Bush notes are fun. Seriously, this is what my life has become. It’s a frigging highlight of the week to get a random note on a bush taxi. I think I might start sending bush notes just for the hell of it. Like maybe I’ll try to send one to Scott, which would have to change taxis at John’s site before getting to his site and would be quite the experiment. In fact I could send one to John and see if it gets there because he lives in a bigger city and not everyone knows him the way they do in small villages like mine and Ian’s. I could even try to send one all the way to Haute! Ok, seriously. This thought pattern is getting pathetic.

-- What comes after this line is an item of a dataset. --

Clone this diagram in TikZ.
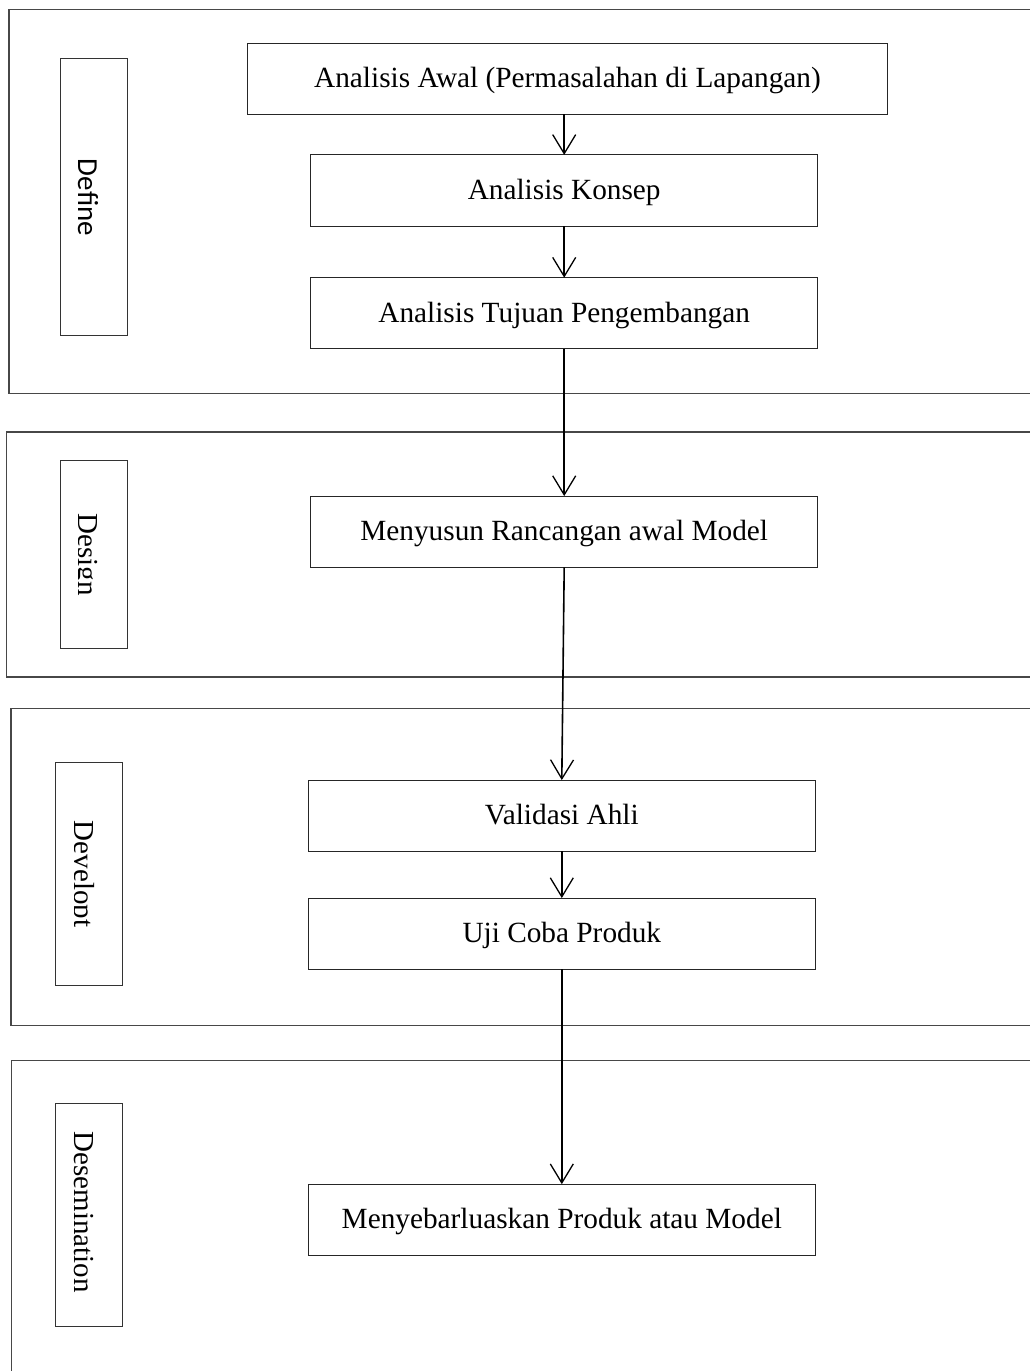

One last thing. When I told the President of the Groupement that I had a puppy he immediately asked if I would give it to him when I went back to the States. That way he could tell everyone that it was my dog, kinda like he tells everyone about the trees the last volunteer planted. I said maybe. I said it’s possible I will love him too much and want to take him with me but we’ll see. So I think I will use him as my dog-sitter when Yogi gets bigger (he is too small to defend himself or take care of himself at all, really, so I just take him with me as of now), as a sort of test-run. If I do leave Yogi in Africa, I want him to be somewhere he will be happy.

Well, wish me luck on finding a taxi tomorrow!